You either believe that all ships should rise with the tide, or you don’t. I grew up at a time when nearly the entire country believed they should.
I started out in the lower middle class. My early family life, growing up in the Pacific Northwest in the ‘50s, had its difficulties and challenges. I was working outside the house by age of nine in order to become financially independent. But I was I white, male and fairly clever, and that made every difference and my life journey much easier.
I believed early on in the power of hard work, and especially in the power of education. Being educated by the Jesuits in both high school and college, I also believed in the moral imperatives of equal opportunity and non-discrimination.
My work – starting off as a farm worker, and later with stints in the merchant marine, and then in the shipyard while in college – paid off. But back then hard work and the ‘system’ rewarded almost everyone.
For the better part of the last century, the American Dream was fairly universal, and profoundly inclusionary. Everyone had her or his own American Dream, fitting the circumstances.
I remember what the country was like back then, and what the shared values were. I especially remember in September of 1970, while in my second year at Stanford Business School, when Milton Friedman wrote a prominent New York Times Magazine article arguing that shareholder value was all that mattered. In Friedman’s view, employees didn’t matter, customers and communities didn’t matter, and even the nation be damned. Just shareholders.

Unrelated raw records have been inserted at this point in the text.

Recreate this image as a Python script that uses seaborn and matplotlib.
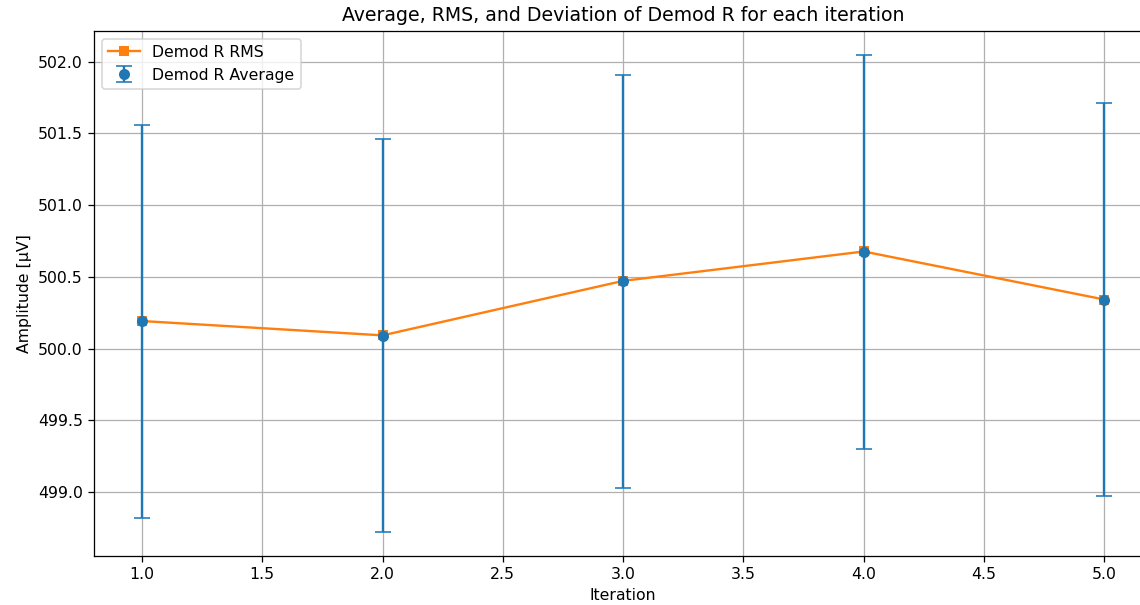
import matplotlib
matplotlib.use("Agg")
import matplotlib.pyplot as plt
import seaborn as sns
import numpy as np
import pandas as pd

# Per-iteration statistics of the demodulated R amplitude (µV)
iterations = [1.0, 2.0, 3.0, 4.0, 5.0]
r_average = [500.19, 500.09, 500.47, 500.675, 500.34]
r_deviation = [1.37, 1.37, 1.44, 1.375, 1.37]
r_rms = [500.192, 500.092, 500.472, 500.677, 500.342]

plt.rcParams.update(matplotlib.rcParamsDefault)
plt.rcParams["font.family"] = ["DejaVu Sans"]

DPI = 113.6
W, H = 1140, 605
fig = plt.figure(figsize=(W / DPI, H / DPI), dpi=DPI)
ax = fig.add_axes([93.9 / W, 1 - 556 / H, (1152.4 - 93.9) / W, (556 - 30.7) / H])

df = pd.DataFrame({"Iteration": iterations, "RMS": r_rms})
sns.lineplot(data=df, x="Iteration", y="RMS", ax=ax, color="#ff7f0e",
             marker="s", markersize=6, markeredgewidth=0,
             label="Demod R RMS", linewidth=1.5)

ax.errorbar(iterations, r_average, yerr=r_deviation, fmt="o", color="#1f77b4",
            capsize=5, markersize=6, elinewidth=1.5, capthick=1,
            label="Demod R Average")

ax.set_title("Average, RMS, and Deviation of Demod R for each iteration")
ax.set_xlabel("Iteration")
ax.set_ylabel("Amplitude [µV]")
ax.grid(True)
ax.set_axisbelow(True)
ax.legend(loc="upper left")

fig.savefig("out.png", dpi=DPI)
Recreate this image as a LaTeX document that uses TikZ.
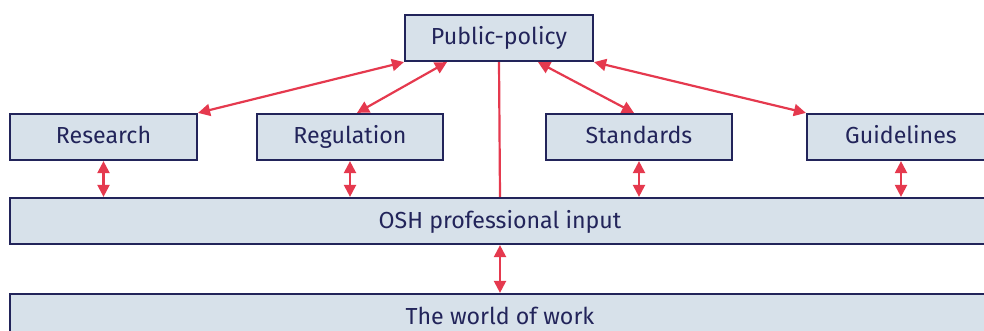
\documentclass[tikz,border=0pt]{standalone}
\usepackage{fontspec}
\setmainfont{Fira Sans}
\usetikzlibrary{arrows.meta}
\definecolor{navy}{HTML}{22245A}
\definecolor{boxfill}{HTML}{D7E1EA}
\definecolor{arrowred}{HTML}{E5394E}
\begin{document}
\begin{tikzpicture}[x=0.5pt, y=-0.5pt,
    box/.style={draw=navy, fill=boxfill, line width=1.1pt, text=navy, minimum height=23pt, inner sep=0pt, text height=8.5pt, text depth=1.5pt, font=\fontsize{11.6}{14}\selectfont},
    link/.style={draw=arrowred, line width=1.1pt, {Triangle[length=6pt,width=6pt]}-{Triangle[length=6pt,width=6pt]}}]
                  \clip (0,0) rectangle (984,331);
                  \node[box, minimum width=94pt] (policy) at (499,38) {Public-policy};
                  \node[box, minimum width=93.5pt] (research) at (103.5,137) {Research};
                  \node[box, minimum width=93pt] (regulation) at (350,137) {Regulation};
                  \node[box, minimum width=93pt] (standards) at (639,137) {Standards};
                  \node[box, minimum width=94pt] (guidelines) at (901,137) {Guidelines};
                  \node[box, minimum width=490pt] (osh) at (500,221) {OSH professional input};
                  \node[box, minimum width=490pt] (world) at (500,317) {The world of work};

                  \draw[link] (research.north east) -- (policy.south west);
                  \draw[link] ([xshift=3.5pt]regulation.north) -- ([xshift=-26pt]policy.south);
                  \draw[link] ([xshift=-2.5pt]standards.north) -- ([xshift=19.5pt]policy.south);
                  \draw[link] (guidelines.north west) -- (policy.south east);
                  \draw[draw=arrowred, line width=1.1pt] (policy.south) -- (osh.north);

                  \draw[link] (research.south) -- (research.south |- osh.north);
                  \draw[link] (regulation.south) -- (regulation.south |- osh.north);
                  \draw[link] (standards.south) -- (standards.south |- osh.north);
                  \draw[link] (guidelines.south) -- (guidelines.south |- osh.north);
                  \draw[link] (osh.south) -- (world.north);

                \end{tikzpicture}
\end{document}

When Friedman called measures intended to address income and wage inequality wrong-headed and shortsighted, I remember with a sense of gratitude how prominent business and political leaders quickly went out of their way to call “bull.” “That’s not America, not American,” they said.
But in the 1980s things, started to change for the worse, in an almost guillotine-like fashion.
With the election of Ronald Reagan as President, trickle-down economics became the prevailing economic theory, especially among conservatives in Congress and many self-serving senior corporate executives. It is a theory that has prevailed right through to the amazing chasms of wealth we see today, with:
- More income inequality than at any time since the 1920s;
- More than half of the entire nation’s earnings and personal wealth residing among just the top 2 or 3 percent;
- Ninety percent of American workers having had no real wage increase since 1967 when I was in college;
- Women earning just 77 cents on the dollar to their male counterparts; and
- The average larger company CEO earning about 400-times what his or her average employee earns, when for most of the last century that multiple was just 10 to 15 times.
Right now, and for the past 35 years, when the tide comes in, most Americans’ boats just sink.
The popular anger and frustration being channeled in the 2016 Presidential campaigns, the young people worrying about their economic futures (and the sustainability of the planet), the parents fretting about their children’s futures now and their own retirement security later. This is the trashing – and the muting – of the American Dream.
You either believe that America and Americans can survive and prosper with these acute, egregious imbalances, or you don’t. And if you do, it’s probably because you are personally benefitting from them, which in my opinion is selfishness in the extreme.